Folk horror’s environmentalism

Troll also veers into folk horror terrain in its deep ecological significance. It is important to note that, for Tobias Tidemann, the film’s folklorist, trolls are real – all the myths are true, and the folk tales about trolls are “meant to cover up the truth.” According to Tobias, trolls are quite simply (and like dinosaurs) part of nature: they are “made of earth and stone.” “Supernature,” Nora writes in her notebook. The film visually reinforces this fact with its multiple shots of the troll emerging from the mountain and lying camouflaged as mountain. Trolls are indeed “of earth and stone” – enmeshed with the mountains they inhabit, so akin to mountains that they are a part of them. Folklore, according to Tobias, emerged to defame these natural beings: “Every recorded fairy tale was designed to tarnish their legacy,” he insists. This tarnishing was undoubtedly to facilitate the destruction of trolls, as they were swept aside by Christianizing Norway – as they were rendered, like so many other creatures, extinct.

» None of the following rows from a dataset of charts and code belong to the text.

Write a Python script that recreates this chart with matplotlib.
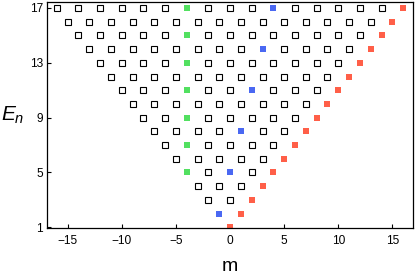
import matplotlib
matplotlib.use("Agg")
import matplotlib.pyplot as plt

plt.rcParams["font.family"] = ["Liberation Sans", "DejaVu Sans"]
plt.rcParams["mathtext.fontset"] = "custom"
plt.rcParams["mathtext.it"] = "Liberation Sans:italic"
plt.rcParams["mathtext.rm"] = "Liberation Sans"

# energy levels E_n and highest |m| on each level (m runs -m_max..m_max in steps of 2)
levels = list(range(1, 18))
m_max = [0, 1, 2, 3, 4, 5, 6, 7, 8, 9, 10, 11, 12, 13, 14, 15, 16]

# highlighted states
red_E = [1, 2, 3, 4, 5, 6, 7, 8, 9, 10, 11, 12, 13, 14, 15, 16, 17]
red_m = [0, 1, 2, 3, 4, 5, 6, 7, 8, 9, 10, 11, 12, 13, 14, 15, 16]
blue_E = [2, 5, 8, 11, 14, 17]
blue_m = [-1, 0, 1, 2, 3, 4]
green_E = [5, 7, 9, 11, 13, 15, 17]
green_m = [-4, -4, -4, -4, -4, -4, -4]

RED, BLUE, GREEN = "#ff5f48", "#4a68f2", "#52e060"

hl = set(zip(red_m, red_E)) | set(zip(blue_m, blue_E)) | set(zip(green_m, green_E))
open_m, open_E = [], []
for E, mm in zip(levels, m_max):
    for m in range(-mm, mm + 1, 2):
        if (m, E) not in hl:
            open_m.append(m); open_E.append(E)

fig = plt.figure(figsize=(4.15, 2.77), dpi=100)
ax = fig.add_axes([0.1133, 0.177, 0.882, 0.814])

ax.plot(open_m, open_E, "s", ms=3.9, mfc="white", mec="black", mew=0.8, ls="none")
ax.plot(red_m, red_E, "s", ms=5.0, color=RED, mew=0, ls="none")
ax.plot(blue_m, blue_E, "s", ms=5.0, color=BLUE, mew=0, ls="none")
ax.plot(green_m, green_E, "s", ms=5.0, color=GREEN, mew=0, ls="none")

ax.set_xlim(-16.9, 16.9)
ax.set_ylim(0.95, 17.4)
ax.set_xticks([-15, -10, -5, 0, 5, 10, 15])
ax.set_xticklabels(["\u221215", "\u221210", "\u22125", "0", "5", "10", "15"])
ax.set_yticks([1, 5, 9, 13, 17])
ax.tick_params(direction="in", length=3, width=0.8, labelsize=8.6, pad=3)
ax.tick_params(axis="x", pad=5)
for s in ax.spines.values():
    s.set_linewidth(0.9)

fig.text(0.031, 0.585, "$E_n$", fontsize=15, ha="center", va="center")
ax.set_xlabel("m", fontsize=14, labelpad=8)

fig.savefig("out.png", dpi=100)
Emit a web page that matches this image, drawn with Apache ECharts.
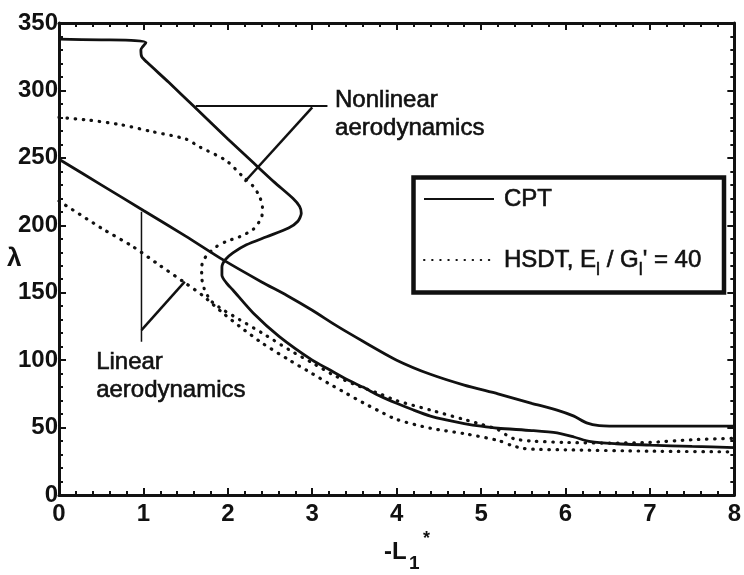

The troll emerges from the mountains

Folk horror’s “sacrifice zones”

The troll’s identification with nature itself throughout the film is important because it reorients the notion of “sacrifice” that is so crucial to folk horror. In traditional folk horror narratives, some unlucky character is sacrificed at the culmination of the film – think Sergeant Neil Howie burned alive at the end of The Wicker Man (Robin Hardy, 1973) or Dani’s boyfriend Christian burned alive in the bear skin at the end of Midsommar (Ari Aster, 2019). These films epitomize the concluding element in Adam Scovell’s well-known “folk horror chain” – the “summoning / happening.”[ii]

I have argued elsewhere, however, that due to folk horror’s fairly common environmental interests, the notion of “sacrifice” is often oriented away from the human characters and toward the land itself. Like other ecological folk horror narratives, Troll fails to offer the typical “sacrifice” central to folk horror and instead represents the land itself as a “sacrifice zone”: the land and the community that lives on the land (in this case, the trolls that used to roam Norway) are ceded to the inexorable processes of (Christianized) development.[iii] Chris Hedges and Joe Sacco, in Days of Destruction, Days of Revolt (2012), define “sacrifice zones” as those areas “that have been offered up for exploitation in the name of profit, progress, and technological advancement.”[iv]

Not only have trolls (and the mountains with which they are aligned) been “sacrificed” in Norway’s past, but there is an ongoing sacrifice in the development of the land – specifically the mountains. The beginning of Troll is critical to this thematic. After a short opening scene that introduces a younger Nora and Tobias and their love of the mountains, the film shifts to the present-day in which the “Troll Peaks” in the Dovre Mountains are being blasted open so that a tunnel for Norway’s new high-speed train can be run through them. The scene includes a crowd of environmentalist protestors holding placards and chanting “Let the mountain live.” When the blast goes ahead anyway, the troll emerges from the mountain, embodying the mountain and its fight to live.

The troll / mountain’s fight to live is, however, futile – despite the fact that the protagonists of the film are sympathetic to both. The “sacrifice” of the mountain that goes ahead at the beginning of the film, regardless of the protestors, is twinned by the sacrifice of the troll at the end of the film. Even though Nora has a change of heart at the last minute and doesn’t go through with her plan to destroy the troll, the logic of the film effects the same destruction anyway: the sun rises and the troll turns to stone. Development is inexorable: the high-speed railway must go forward; Norway’s global economy as embodied by this critical transportation system and by Oslo itself must be saved. This inexorable progress creates the inevitable “sacrifice zone”: the mountain and the troll that is aligned with it. Together, they are what is sacrificed in the ecological folk horror narrative of Troll.


Notes

[i] I discuss the representation of creatures emerging from thawing ice in sci-fi/horror film in “Climate Change, ‘Anthropocene Unburials’, and Agency on a Thawing Planet,” Science Fiction Film and Television Studies, special issue, “Creature Features and the Environment,” edited by Christy Tidwell and Bridgette Barclay, 14.3 (Fall 2021): 375-93, https://muse.jhu.edu/article/815925.

[ii] Adam Scovell, Folk Horror: Hours Dreadful and Things Strange (Auteur, 2017), p. 18-19.

[iii] I discuss the theory of ‘sacrifice zones’ in folk horror in “Sacrifice Zones in Appalachian Folk Horror,” Folk Horror: New Global Pathways, edited by Dawn Keetley and Ruth Heholt (forthcoming, University of Wales Press, 2023), and in “Forms of Folk Horror in Halloween III: Season of the Witch,” Journal of American Culture 45.4 (December 2022), pp. 373-85. https://onlinelibrary.wiley.com/doi/10.1111/jacc.13405.

[iv] Chris Hedges and Joe Sacco, Days of Destruction, Days of Revolt (Nation Books, 2012), p. xi.